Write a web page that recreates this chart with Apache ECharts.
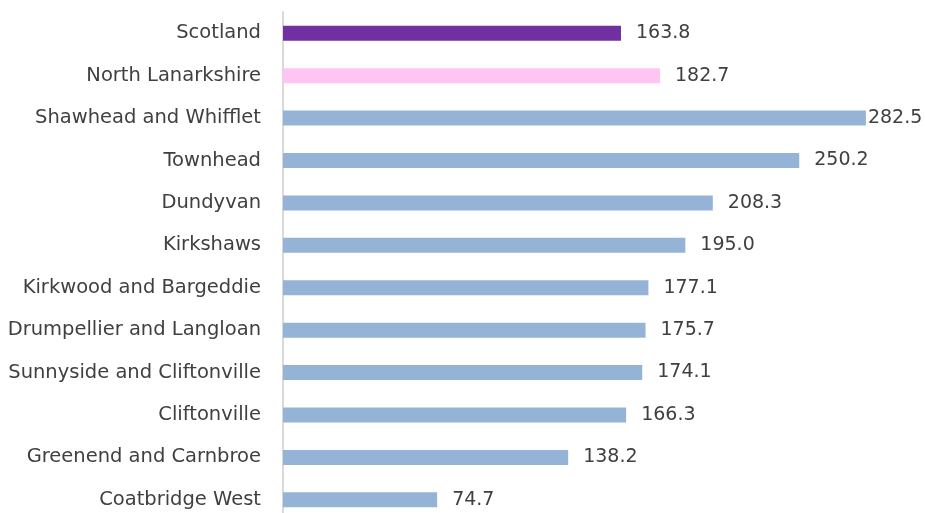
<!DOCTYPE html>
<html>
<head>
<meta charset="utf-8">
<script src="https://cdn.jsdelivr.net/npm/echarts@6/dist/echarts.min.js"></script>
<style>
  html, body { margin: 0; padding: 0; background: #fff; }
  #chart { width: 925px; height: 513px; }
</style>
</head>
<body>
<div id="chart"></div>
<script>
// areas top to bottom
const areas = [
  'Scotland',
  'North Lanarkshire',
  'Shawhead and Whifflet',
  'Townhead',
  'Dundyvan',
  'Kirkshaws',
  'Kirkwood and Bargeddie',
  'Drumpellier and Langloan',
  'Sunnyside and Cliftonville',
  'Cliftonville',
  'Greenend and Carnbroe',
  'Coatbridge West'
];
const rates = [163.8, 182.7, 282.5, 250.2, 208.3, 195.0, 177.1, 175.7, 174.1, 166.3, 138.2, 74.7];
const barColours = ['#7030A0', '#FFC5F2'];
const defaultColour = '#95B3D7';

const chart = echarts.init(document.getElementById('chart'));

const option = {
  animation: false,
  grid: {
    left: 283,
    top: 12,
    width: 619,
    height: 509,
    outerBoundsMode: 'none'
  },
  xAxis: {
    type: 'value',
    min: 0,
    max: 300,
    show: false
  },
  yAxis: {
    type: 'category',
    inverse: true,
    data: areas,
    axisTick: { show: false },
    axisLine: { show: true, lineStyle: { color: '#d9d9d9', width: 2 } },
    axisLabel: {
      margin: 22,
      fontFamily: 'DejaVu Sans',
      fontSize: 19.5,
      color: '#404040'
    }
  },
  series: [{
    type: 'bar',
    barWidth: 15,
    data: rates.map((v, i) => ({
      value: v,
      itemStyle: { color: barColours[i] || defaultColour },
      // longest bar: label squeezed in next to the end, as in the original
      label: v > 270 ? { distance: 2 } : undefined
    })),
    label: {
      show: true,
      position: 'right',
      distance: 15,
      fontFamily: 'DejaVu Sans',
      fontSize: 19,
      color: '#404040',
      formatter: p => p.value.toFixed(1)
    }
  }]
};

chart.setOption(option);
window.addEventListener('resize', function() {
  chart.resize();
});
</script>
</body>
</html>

TASK INSTRUCTIONS:
Repeat the lines of the listing above verbatim, beginning at its first line and ending at the line containing "const chart = echarts.init(document.getElementById('chart'));", which is included. Omit pictures.

SOLUTION TO THIS EXERCISE:
Write a web page that recreates this chart with Apache ECharts.
<!DOCTYPE html>
<html>
<head>
<meta charset="utf-8">
<script src="https://cdn.jsdelivr.net/npm/echarts@6/dist/echarts.min.js"></script>
<style>
  html, body { margin: 0; padding: 0; background: #fff; }
  #chart { width: 925px; height: 513px; }
</style>
</head>
<body>
<div id="chart"></div>
<script>
// areas top to bottom
const areas = [
  'Scotland',
  'North Lanarkshire',
  'Shawhead and Whifflet',
  'Townhead',
  'Dundyvan',
  'Kirkshaws',
  'Kirkwood and Bargeddie',
  'Drumpellier and Langloan',
  'Sunnyside and Cliftonville',
  'Cliftonville',
  'Greenend and Carnbroe',
  'Coatbridge West'
];
const rates = [163.8, 182.7, 282.5, 250.2, 208.3, 195.0, 177.1, 175.7, 174.1, 166.3, 138.2, 74.7];
const barColours = ['#7030A0', '#FFC5F2'];
const defaultColour = '#95B3D7';

const chart = echarts.init(document.getElementById('chart'));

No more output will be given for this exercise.